Just how can we engage today’s employers to truly secure the future of science, technology, engineering and maths (the STEM acronym we hear so much about now) in the UK? This was the main question on everyone’s lips at the recent launch of a new report: Mind the Gap: Engaging employers to secure the future of STEM in higher education, held in conjunction with the University Alliance, in the House of Commons this week.
With guest speakers including University Alliance Chief Executive Maddalaine Ansell, HEFCE‘s Policy Director Chris Willward, Lincoln University‘s Vice-Chancellor Professor Mary Stuart and Director of iFormulate Dr Ian Bullock, the topic was tackled with a range of opinions as to how we overcome the issue of boosting the STEM subjects even further in our higher education institutions, to ensure we have a workforce truly prepared for the 21st century challenges to come.
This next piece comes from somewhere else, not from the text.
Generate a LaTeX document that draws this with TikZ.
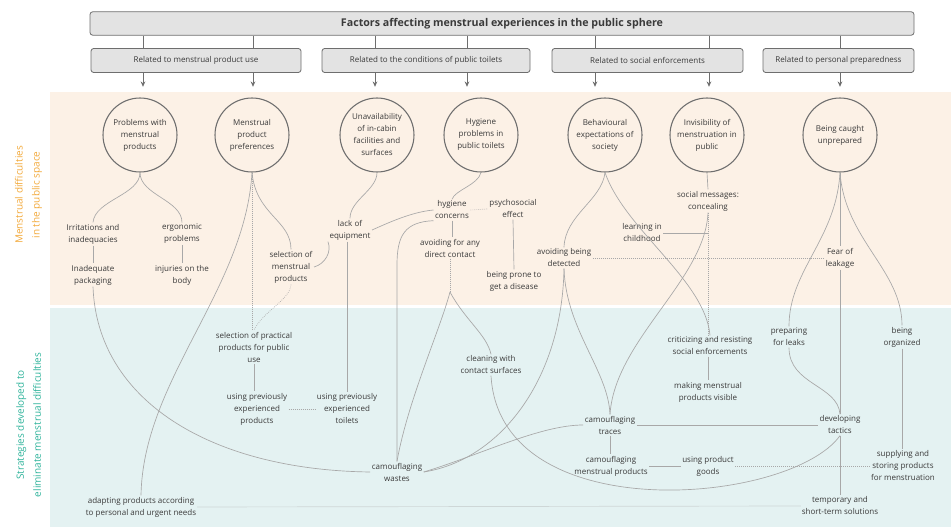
\documentclass[tikz,border=0pt]{standalone}
\usepackage{fontspec}
\setmainfont{Open Sans}
\usetikzlibrary{arrows.meta}
\definecolor{pinkbg}{HTML}{FCF1E6}
\definecolor{bluebg}{HTML}{E4F2F2}
\definecolor{conc}{HTML}{A8A8A8}
\definecolor{boxfill}{HTML}{E3E3E3}
\definecolor{boxdraw}{HTML}{6E6E6E}
\definecolor{orangelab}{HTML}{F2A93B}
\definecolor{teallab}{HTML}{2FB39B}
\definecolor{txt}{HTML}{3A3A3A}
\begin{document}
\begin{tikzpicture}[x=0.75pt,y=-0.75pt,
 lbl/.style={font=\fontsize{6}{9}\selectfont, align=center, text=txt, inner sep=1pt},
 circ/.style={circle, draw=boxdraw, line width=0.8pt, minimum size=55.5pt, inner sep=0pt, align=center, font=\fontsize{6}{9}\selectfont, text=txt},
 cat/.style={draw=boxdraw, fill=boxfill, rounded corners=2pt, line width=0.6pt, minimum height=18pt, inner sep=0pt, font=\fontsize{6}{8}\selectfont, text=txt},
 con/.style={draw=conc, line width=0.5pt},
 dot/.style={con, densely dotted},
 tie/.style={draw=boxdraw, line width=0.6pt},
 arr/.style={tie, -{Stealth[length=4pt,width=3.5pt]}},
 side/.style={rotate=90, align=center, font=\fontsize{7.5}{12.75}\selectfont}
]
\useasboundingbox (0,0) rectangle (951,527);
\fill[pinkbg] (50,92) rectangle (951,305);
\fill[bluebg] (50,308) rectangle (951,527);

\node[side, text=orangelab] (labA) at (28.5,195) {Menstrual difficulties\\in the public space};
\node[side, text=teallab] (labB) at (28.5,425) {Strategies developed to\\eliminate menstrual difficulties};

% header
\node[cat, minimum width=618pt, minimum height=17.5pt, font=\bfseries\fontsize{8}{10}\selectfont] (title) at (502,23.5) {Factors affecting menstrual experiences in the public sphere};
\node[cat, minimum width=157.5pt] (c1) at (196,60.5) {Related to menstrual product use};
\node[cat, minimum width=156pt] (c2) at (426,60.5) {Related to the conditions of public toilets};
\node[cat, minimum width=143.25pt] (c3) at (647.5,60.5) {Related to social enforcements};
\node[cat, minimum width=113.25pt] (c4) at (838.5,60.5) {Related to personal preparedness};

% circles
\node[circ] (k1) at (140,135) {Problems with\\menstrual\\products};
\node[circ] (k2) at (252,135) {Menstrual\\product\\preferences};
\node[circ] (k3) at (377,135) {Unavailability\\of in-cabin\\facilities and\\surfaces};
\node[circ] (k4) at (481,135) {Hygiene\\problems in\\public toilets};
\node[circ] (k5) at (605,135) {Behavioural\\expectations of\\society};
\node[circ] (k6) at (707,135) {Invisibility of\\menstruation in\\public};
\node[circ] (k7) at (840,135) {Being caught\\unprepared};

\coordinate (xa1) at (143,0);
\coordinate (xa2) at (253,0);
\coordinate (xa3) at (375,0);
\coordinate (xa4) at (467,0);
\coordinate (xa5) at (595,0);
\coordinate (xa6) at (709,0);
\coordinate (xa7) at (840,0);
\foreach \i/\c in {1/c1,2/c1,3/c2,4/c2,5/c3,6/c3,7/c4}{
  \draw[tie] (title.south -| xa\i) -- (\c.north -| xa\i);
  \draw[arr, shorten >=8pt] (\c.south -| xa\i) -- (k\i.north -| xa\i);
}

% difficulties
\node[lbl] (irr) at (93,234) {Irritations and\\inadequacies};
\node[lbl] (erg) at (182,234) {ergonomic\\problems};
\node[lbl] (pack) at (93,275) {Inadequate\\packaging};
\node[lbl] (inj) at (182,275) {injuries on the\\body};
\node[lbl] (sel) at (291,267) {selection of\\menstrual\\products};
\node[lbl] (lack) at (350,230) {lack of\\equipment};
\node[lbl] (hyg) at (452,210) {hygiene\\concerns};
\node[lbl] (avd) at (450,248) {avoiding for any\\direct contact};
\node[lbl] (psy) at (513,209) {psychosocial\\effect};
\node[lbl] (dis) at (514,281) {being prone to\\get a disease};
\node[lbl] (det) at (564,258) {avoiding being\\detected};
\node[lbl] (learn) at (642,233) {learning in\\childhood};
\node[lbl] (soc) at (708,201) {social messages:\\concealing};
\node[lbl] (fear) at (840,258) {Fear of\\leakage};

% strategies
\node[lbl] (prep) at (789,337) {preparing\\for leaks};
\node[lbl] (org) at (902,337) {being\\organized};
\node[lbl] (crit) at (710,346) {criticizing and resisting\\social enforcements};
\node[lbl] (vis) at (708,392) {making menstrual\\products visible};
\node[lbl] (sel2) at (254,347) {selection of practical\\products for public\\use};
\node[lbl] (prod) at (257,409) {using previously\\experienced\\products};
\node[lbl] (toil) at (347,409) {using previously\\experienced\\toilets};
\node[lbl] (clean) at (491,365) {cleaning with\\contact surfaces};
\node[lbl] (trace) at (610,425) {camouflaging\\traces};
\node[lbl] (cmp) at (611,466) {camouflaging\\menstrual products};
\node[lbl] (goods) at (708,466) {using product\\goods};
\node[lbl] (wastes) at (397,472) {camouflaging\\wastes};
\node[lbl] (tact) at (840,425) {developing\\tactics};
\node[lbl] (supp) at (903,466) {supplying and\\storing products\\for menstruation};
\node[lbl] (temp) at (840,506) {temporary and\\short-term solutions};
\node[lbl] (adapt) at (141,507) {adapting products according\\to personal and urgent needs};

% connectors
\draw[con] (k1.south) .. controls (140,195) and (95,200) .. (irr.north);
\draw[con] (k1.south) .. controls (140,195) and (182,200) .. (erg.north);
\draw[con] (irr.south) -- (pack.north);
\draw[con] (erg.south) -- (inj.north);
\draw[con] (pack.south) .. controls (97,400) and (210,470) .. (wastes.west);

\draw[con] (k2.south) .. controls (245,290) and (143,380) .. (adapt.north);
\draw[dot] (k2.south) -- (sel2.north -| k2.south);
\draw[con] (k2.south) .. controls (256,215) and (291,220) .. (sel.north);
\draw[dot] (sel.south) .. controls (290,300) and (262,312) .. (sel2.north);
\draw[con] (sel2.south) -- (sel2.south |- prod.north);
\draw[dot] (prod.east) -- (toil.west);

\draw[con] (k3.south) .. controls (377,190) and (350,200) .. (lack.north);
\draw[con] (lack.south west) .. controls (332,252) and (325,264) .. (sel.east);
\draw[con] (toil.north |- lack.south) -- (toil.north);
\draw[con] (hyg.west) .. controls (412,212) and (390,222) .. (lack.east);
\draw[con] (hyg.south west) .. controls (405,222) and (397,235) .. (397,265) -- (wastes.north);

\draw[con] (k4.south) .. controls (478,185) and (455,190) .. (hyg.north);
\draw[dot] (hyg.east) -- (psy.west);
\draw[con] (hyg.south) -- (hyg.south |- avd.north);
\draw[con] (psy.south) -- (dis.north);
\coordinate (avb) at (450,292);
\draw[dot] (avd.south) -- (avb);
\draw[con] (avb) .. controls (440,330) and (408,400) .. (wastes.north);
\draw[con] (avb) .. controls (465,320) and (487,335) .. (clean.north);
\draw[con] (clean.south) .. controls (500,530) and (790,505) .. (tact.south);

\draw[con] (k5.south) .. controls (602,200) and (565,215) .. (det.north);
\draw[con] (k5.south) .. controls (625,230) and (705,280) .. (crit.north);
\draw[dot] (det.east) -- (fear.west);
\draw[con] (det.south) .. controls (562,380) and (500,460) .. (wastes.east);
\draw[con] (det.south) .. controls (566,330) and (608,370) .. (trace.north);
\draw[con] (wastes.east) .. controls (480,455) and (540,425) .. (trace.west);

\draw[con] (k6.south) -- (soc.north);
\draw[con] (learn.east) -- (learn.east -| soc.south);
\draw[dot] (soc.south) -- (soc.south |- crit.north);
\draw[con] (crit.south -| vis.north) -- (vis.north);
\draw[con] (soc.south) .. controls (705,280) and (615,340) .. (trace.north);

\draw[con] (k7.south) -- (fear.north);
\draw[con] (k7.south) .. controls (836,240) and (789,270) .. (prep.north);
\draw[con] (k7.south) .. controls (845,240) and (902,270) .. (org.north);
\draw[con] (fear.south) -- (tact.north);
\draw[con] (tact.south) -- (temp.north);
\draw[con] (prep.south) .. controls (789,385) and (838,385) .. (tact.north);
\draw[con] (org.south) -- (supp.north -| org.south);
\draw[con] (trace.east) -- (tact.west);
\draw[con] (trace.south) -- (trace.south |- cmp.north);
\draw[con] (cmp.east) -- (goods.west);
\draw[dot] (goods.east) -- (supp.west);
\draw[dot] (adapt.east) -- (temp.west);
\end{tikzpicture}
\end{document}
The launch, held in the Stranger’s Dining Room at the House of Commons, and hosted by Dr Roberta Blackman Woods MP, was timely, according to Maddalaine Ansell. Opening the addresses, she talked about the skills gap which still: ‘Continues to have a serious impact on our economy. Progress in the deep collaboration we need between our universities and industrialists has been slow, which means productivity has not risen as it should.’
Dr Bullock from iFormulate then stepped up to offer some helpful advice for higher education bodies to boost these partnerships for the future. He urged universities to consult and listen harder, and work with a group of local businesses who could go on to champion their new STEM study programmes.
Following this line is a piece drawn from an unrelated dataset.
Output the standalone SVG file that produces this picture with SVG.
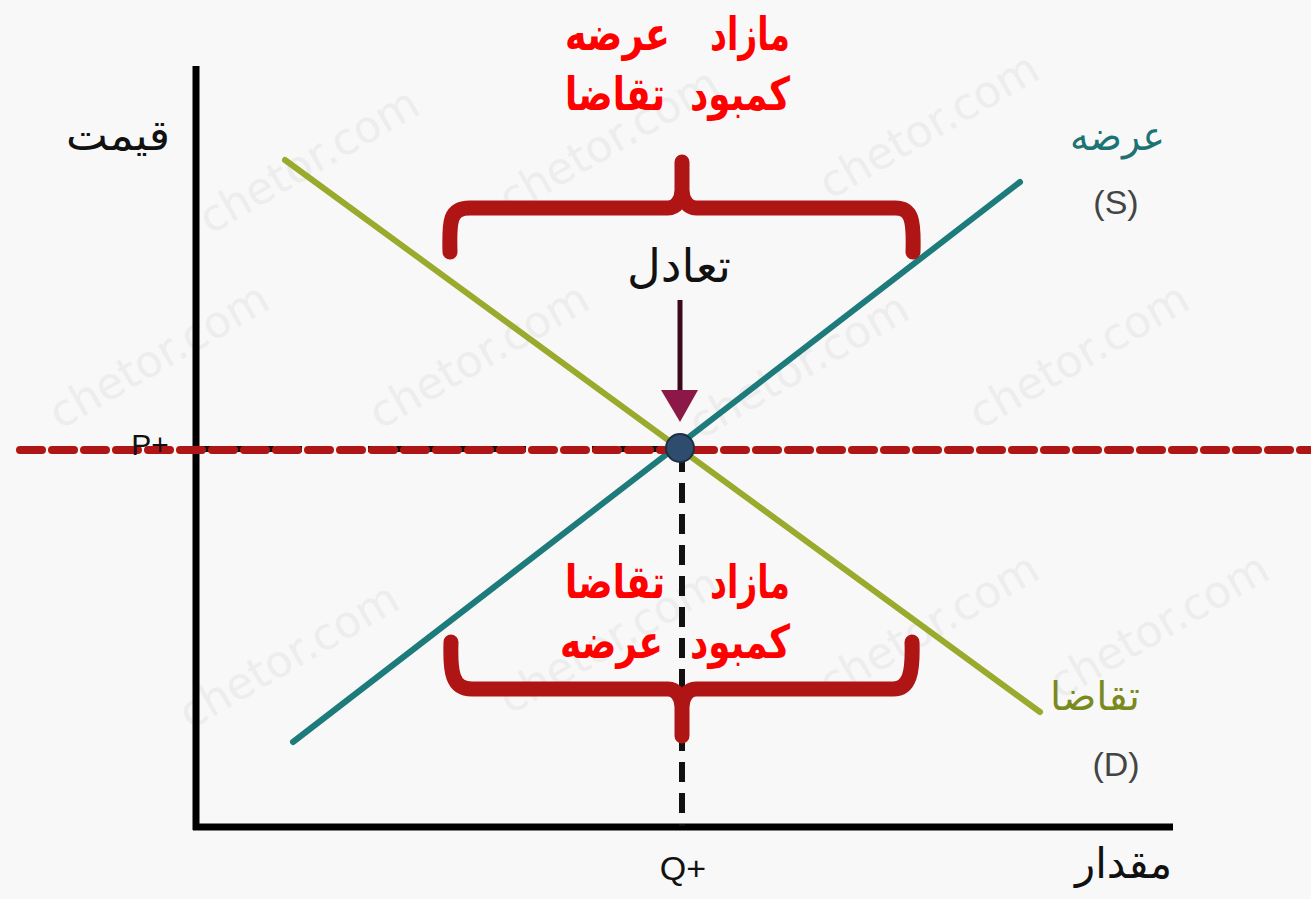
<svg xmlns="http://www.w3.org/2000/svg" width="1311" height="899" viewBox="0 0 1311 899">
<style>
.wm{font-family:"DejaVu Sans",sans-serif;font-size:44px;fill:#ededed}
.lbl{font-family:"DejaVu Sans","Noto Sans",sans-serif;fill:#111}
.red{font-family:"DejaVu Sans",sans-serif;font-size:46px;font-weight:bold;fill:#ff0000}
.brace{fill:none;stroke:#b01515;stroke-width:15;stroke-linecap:round;stroke-linejoin:round}
</style>
<rect width="1311" height="899" fill="#f8f8f8"/>
<g id="watermarks">
<text class="wm" transform="translate(210,235) rotate(-30)">chetor.com</text>
<text class="wm" transform="translate(510,215) rotate(-30)">chetor.com</text>
<text class="wm" transform="translate(830,200) rotate(-30)">chetor.com</text>
<text class="wm" transform="translate(60,430) rotate(-30)">chetor.com</text>
<text class="wm" transform="translate(380,430) rotate(-30)">chetor.com</text>
<text class="wm" transform="translate(700,440) rotate(-30)">chetor.com</text>
<text class="wm" transform="translate(980,430) rotate(-30)">chetor.com</text>
<text class="wm" transform="translate(190,730) rotate(-30)">chetor.com</text>
<text class="wm" transform="translate(510,715) rotate(-30)">chetor.com</text>
<text class="wm" transform="translate(830,700) rotate(-30)">chetor.com</text>
<text class="wm" transform="translate(1060,700) rotate(-30)">chetor.com</text>
</g>
<g id="connectors">
<line x1="196" y1="66" x2="196" y2="830" stroke="#000" stroke-width="7"/>
<line x1="193" y1="827" x2="1173" y2="827" stroke="#000" stroke-width="7"/>
<line x1="200" y1="449" x2="680" y2="449" stroke="#111" stroke-width="6" stroke-dasharray="18 10"/>
<line x1="682" y1="452" x2="682" y2="826" stroke="#111" stroke-width="6" stroke-dasharray="20 11"/>
<line x1="285" y1="160" x2="1040" y2="712" stroke="#9aaa2c" stroke-width="6" stroke-linecap="round"/>
<line x1="293" y1="742" x2="1020" y2="182" stroke="#1d7b7b" stroke-width="6" stroke-linecap="round"/>
<line x1="20" y1="450" x2="1311" y2="450" stroke="#b01515" stroke-width="8" stroke-linecap="round" stroke-dasharray="22 10"/>
<line x1="680" y1="300" x2="680" y2="392" stroke="#3a0a1a" stroke-width="5"/>
<polygon points="661,390 698,390 680,422" fill="#8c1848"/>
</g>
<g id="equilibrium">
<circle cx="680" cy="448" r="14" fill="#2e4d6e" stroke="#1c2f44" stroke-width="2"/>
</g>
<g id="brace-top">
<path class="brace" d="M450,252 C449,220 450,208 470,208 L668,208 C676,208 682,200 682,190 L682,162 M682,190 C682,200 688,208 696,208 L895,208 C912,208 914,220 913,252"/>
</g>
<g id="brace-bottom">
<path class="brace" d="M451,642 C450,672 452,689 472,689 L668,689 C676,689 682,697 682,707 L682,736 M682,707 C682,697 688,689 696,689 L893,689 C910,689 913,672 912,642"/>
</g>
<g id="labels">
<text class="lbl" x="66" y="150" font-size="42" textLength="104" lengthAdjust="spacingAndGlyphs">قیمت</text>
<text class="lbl" x="1075" y="878" font-size="42" textLength="97" lengthAdjust="spacingAndGlyphs">مقدار</text>
<text class="lbl" x="627" y="282" font-size="46" textLength="104" lengthAdjust="spacingAndGlyphs">تعادل</text>
<text x="1070" y="150" font-family="DejaVu Sans,sans-serif" font-size="40" fill="#1d7373" textLength="95" lengthAdjust="spacingAndGlyphs">عرضه</text>
<text x="1116" y="214" text-anchor="middle" font-family="Liberation Sans,sans-serif" font-size="34" fill="#444">(S)</text>
<text x="1050" y="710" font-family="DejaVu Sans,sans-serif" font-size="40" fill="#7a8a1e" textLength="90" lengthAdjust="spacingAndGlyphs">تقاضا</text>
<text x="1116" y="776" text-anchor="middle" font-family="Liberation Sans,sans-serif" font-size="34" fill="#444">(D)</text>
<text x="150" y="455" text-anchor="middle" font-family="Liberation Sans,sans-serif" font-size="30" fill="#111">P+</text>
<text x="683" y="880" text-anchor="middle" font-family="Liberation Sans,sans-serif" font-size="34" fill="#111">Q+</text>
</g>
<g id="red-labels">
<text class="red" x="710" y="50" textLength="80" lengthAdjust="spacingAndGlyphs">مازاد</text>
<text class="red" x="565" y="50" textLength="105" lengthAdjust="spacingAndGlyphs">عرضه</text>
<text class="red" x="690" y="110" textLength="100" lengthAdjust="spacingAndGlyphs">کمبود</text>
<text class="red" x="565" y="110" textLength="100" lengthAdjust="spacingAndGlyphs">تقاضا</text>
<text class="red" x="710" y="598" textLength="80" lengthAdjust="spacingAndGlyphs">مازاد</text>
<text class="red" x="565" y="598" textLength="100" lengthAdjust="spacingAndGlyphs">تقاضا</text>
<text class="red" x="690" y="658" textLength="100" lengthAdjust="spacingAndGlyphs">کمبود</text>
<text class="red" x="560" y="658" textLength="103" lengthAdjust="spacingAndGlyphs">عرضه</text>
</g>
</svg>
‘You need to be flexible too, as employers may require a variety of options, as well as seeking collaborations with like-minded partners at different institutions,’ he urged. ‘Industrialists like to be flattered and involved in teaching programmes, especially those which are sustainable with a long-term vision.’
We were also addressed by Professor Mary Stewart, Vice-Chancellor at Lincoln University, who joint-authored the report and is seeing a fundamental need for institutions to work with industry in a regional way. She also praised the Higher Education Funding Council (HEFCE) for its role in funding the report and supporting this kind of STEM-related research and development for the future.
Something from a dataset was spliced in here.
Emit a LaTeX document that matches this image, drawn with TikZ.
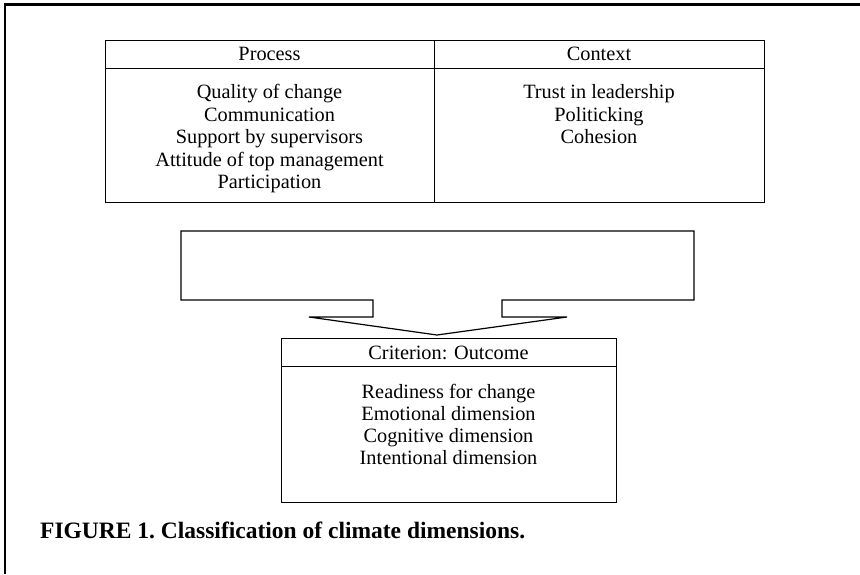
\documentclass[tikz,border=0pt]{standalone}
\usepackage{fontspec}
\setmainfont{Liberation Serif}
\begin{document}
\begin{tikzpicture}[x=1pt,y=-1pt,
  box/.style={draw=black,line width=1pt},
  framestyle/.style={draw=black,line width=2.6pt},
  txt/.style={anchor=base,inner sep=0pt,font=\fontsize{20.3}{24}\selectfont},
  captext/.style={anchor=base west,inner sep=0pt,font=\fontsize{23.5}{26}\selectfont\bfseries\frenchspacing}]
\useasboundingbox (0,0) rectangle (860,574);
% frame
\coordinate (fbl) at (5,574);
\coordinate (ftl) at (5,4.5);
\coordinate (ftr) at (860,4.5);
\draw[framestyle] (fbl) -- (ftl) -- (ftr);
% top table
\draw[box] (105,40) rectangle (764,202);
\draw[box] (105,68) -- (764,68);
\draw[box] (434,40) -- (434,202);
\node[txt] (proc) at (269.5,60.5) {Process};
\node[txt] (ctx) at (599,60.5) {Context};
\node[txt] (p1) at (269.5,98.5) {Quality of change};
\node[txt] (p2) at (269.5,121) {Communication};
\node[txt] (p3) at (269.5,143.5) {Support by supervisors};
\node[txt] (p4) at (269.5,166) {Attitude of top management};
\node[txt] (p5) at (269.5,188.5) {Participation};
\node[txt] (c1) at (599,98.5) {Trust in leadership};
\node[txt] (c2) at (599,121) {Politicking};
\node[txt] (c3) at (599,143.5) {Cohesion};
% arrow
\draw[line width=1.2pt,line join=miter] (181,231) -- (694,231) -- (694,300) -- (502,300) -- (502,317) -- (567,317) -- (437,335) -- (309,317) -- (373,317) -- (373,300) -- (181,300) -- cycle;
% criterion box
\draw[box] (281,338) rectangle (616,502);
\draw[box] (281,366) -- (616,366);
\node[txt] (crit) at (448.5,359.5) {Criterion: Outcome};
\node[txt] (o1) at (448.5,398) {Readiness for change};
\node[txt] (o2) at (448.5,420) {Emotional dimension};
\node[txt] (o3) at (448.5,442.5) {Cognitive dimension};
\node[txt] (o4) at (448.5,464.5) {Intentional dimension};
% caption
\node[captext] (caption) at (40,538) {FIGURE 1. Classification of climate dimensions.};
\end{tikzpicture}
\end{document}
Dr Blackman MP then really summed up the importance of STEM for future generations of employees, questioning how we now manage employee engagement and the huge issue for government as to how this activity will be funded and supported in the future, especially in light of further devolution on the Conservative government’s agenda. ‘We need to be in this for the long-term and protect the structures which are in place to enable this. What this report shows clearly is the importance of action on a regional level and this must be supported,” she ended.